> **DIRECTIVE**
From the entries that follow, extract each line holding the string "drawn".

═════ PROVIDED DATA ═════

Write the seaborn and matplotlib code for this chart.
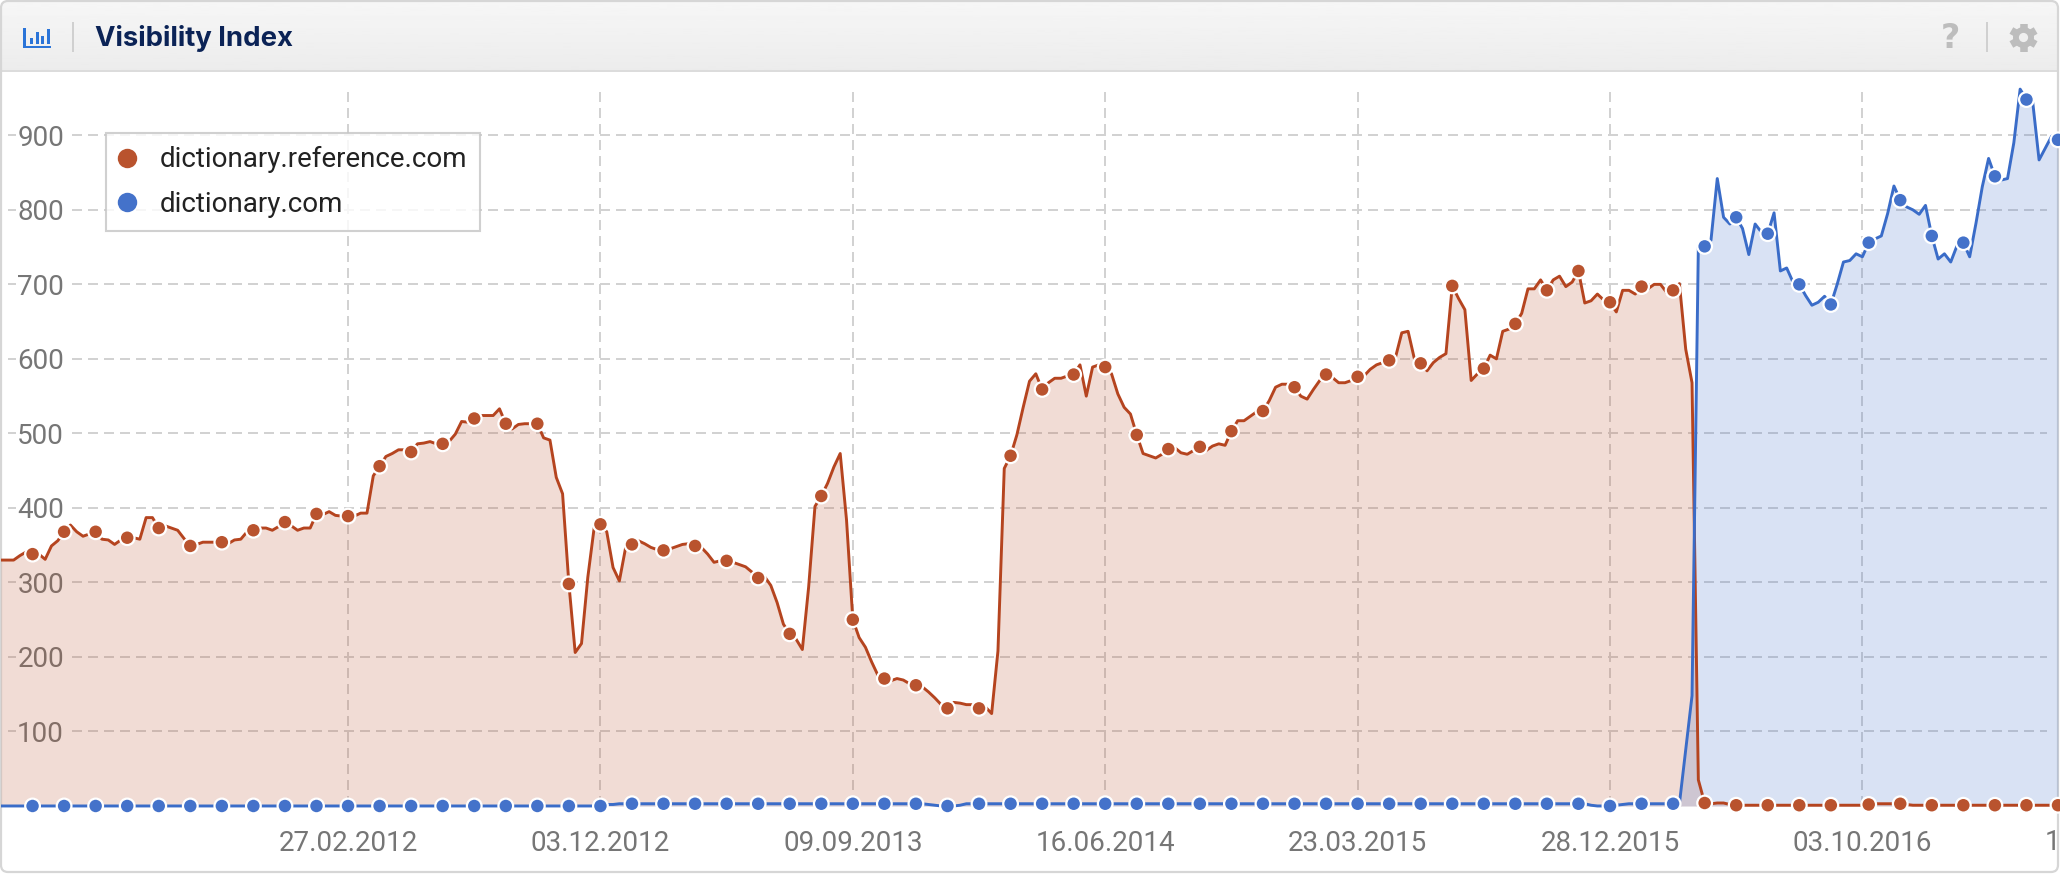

═════
═════ PROVIDED DATA ═════

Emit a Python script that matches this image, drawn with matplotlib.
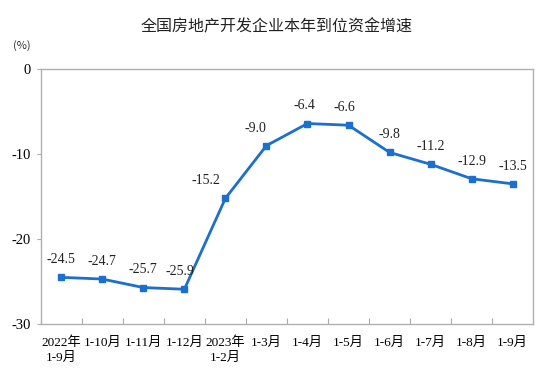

═════
═════ PROVIDED DATA ═════

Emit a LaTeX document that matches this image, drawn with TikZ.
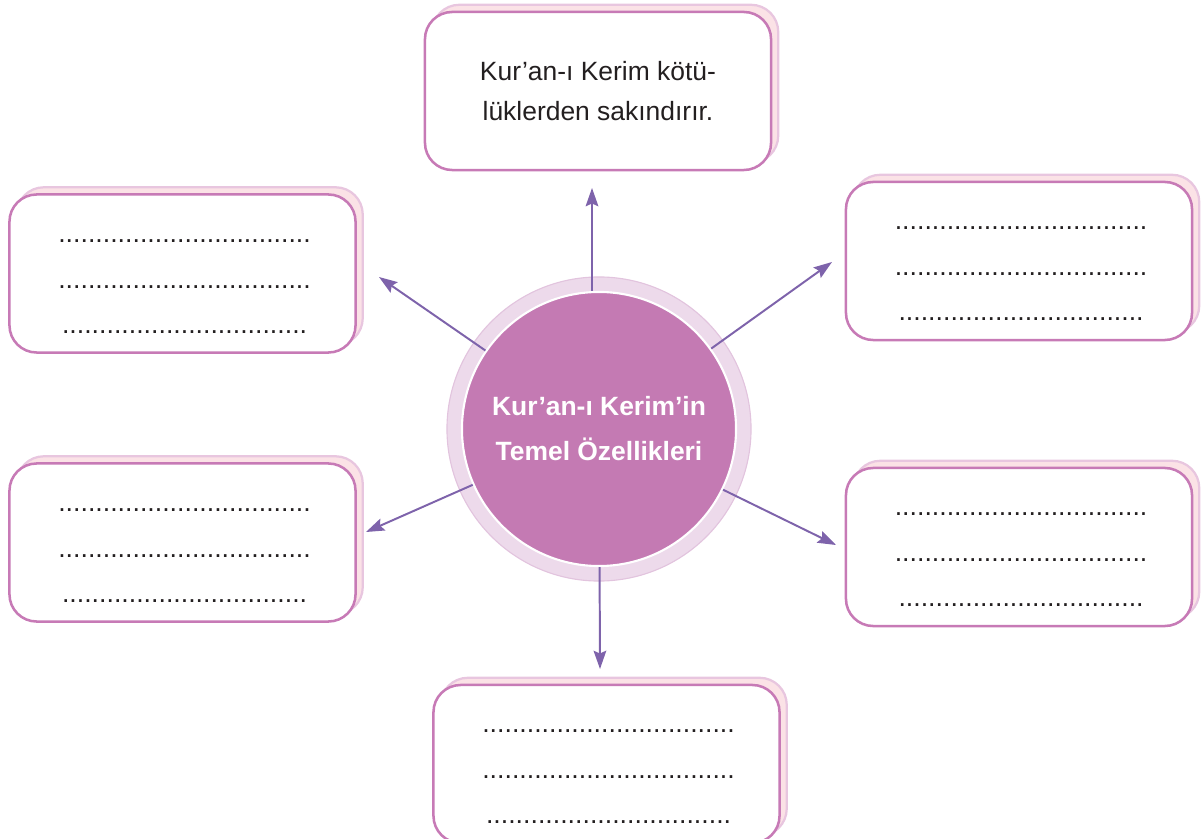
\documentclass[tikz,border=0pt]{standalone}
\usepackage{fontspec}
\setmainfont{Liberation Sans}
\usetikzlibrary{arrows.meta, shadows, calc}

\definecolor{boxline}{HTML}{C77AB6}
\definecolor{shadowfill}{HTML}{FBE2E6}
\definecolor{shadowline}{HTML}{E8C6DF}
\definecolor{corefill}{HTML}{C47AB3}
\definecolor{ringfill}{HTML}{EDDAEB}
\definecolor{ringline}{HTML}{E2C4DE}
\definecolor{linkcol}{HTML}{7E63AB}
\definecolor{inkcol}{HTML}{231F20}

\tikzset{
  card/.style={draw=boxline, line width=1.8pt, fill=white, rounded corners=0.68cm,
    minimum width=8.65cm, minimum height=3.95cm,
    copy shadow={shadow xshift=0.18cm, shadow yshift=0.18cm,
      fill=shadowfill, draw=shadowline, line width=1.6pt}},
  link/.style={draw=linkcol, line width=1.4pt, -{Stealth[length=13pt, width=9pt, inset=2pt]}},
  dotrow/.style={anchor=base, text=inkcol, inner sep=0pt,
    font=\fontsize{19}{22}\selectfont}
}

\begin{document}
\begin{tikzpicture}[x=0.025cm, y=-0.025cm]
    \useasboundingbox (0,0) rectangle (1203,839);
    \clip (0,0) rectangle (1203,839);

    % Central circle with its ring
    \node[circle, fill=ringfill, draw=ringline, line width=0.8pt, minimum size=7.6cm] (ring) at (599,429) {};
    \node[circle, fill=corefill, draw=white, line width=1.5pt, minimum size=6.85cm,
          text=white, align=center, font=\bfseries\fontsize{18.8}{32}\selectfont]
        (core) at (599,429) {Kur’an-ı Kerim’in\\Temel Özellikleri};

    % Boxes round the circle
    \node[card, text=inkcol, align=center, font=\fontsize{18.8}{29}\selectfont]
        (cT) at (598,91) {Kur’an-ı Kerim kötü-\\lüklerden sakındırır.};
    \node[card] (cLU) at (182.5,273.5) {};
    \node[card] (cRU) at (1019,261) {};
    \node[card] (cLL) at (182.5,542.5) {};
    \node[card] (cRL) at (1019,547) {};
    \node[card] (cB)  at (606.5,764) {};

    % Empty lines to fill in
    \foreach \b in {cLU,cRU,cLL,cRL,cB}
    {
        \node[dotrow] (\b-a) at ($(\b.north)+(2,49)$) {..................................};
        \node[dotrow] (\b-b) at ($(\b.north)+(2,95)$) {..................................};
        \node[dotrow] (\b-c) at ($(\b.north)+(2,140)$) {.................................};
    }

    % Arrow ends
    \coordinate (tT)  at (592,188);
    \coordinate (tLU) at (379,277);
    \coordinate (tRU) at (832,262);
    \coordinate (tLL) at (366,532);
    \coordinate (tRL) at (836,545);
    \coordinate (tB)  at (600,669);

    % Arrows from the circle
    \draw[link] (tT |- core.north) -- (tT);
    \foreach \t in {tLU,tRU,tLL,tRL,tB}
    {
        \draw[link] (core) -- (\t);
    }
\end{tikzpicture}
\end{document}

═════

> **RESPONSE TO THIS TASK**
Emit a Python script that matches this image, drawn with matplotlib.
Emit a LaTeX document that matches this image, drawn with TikZ.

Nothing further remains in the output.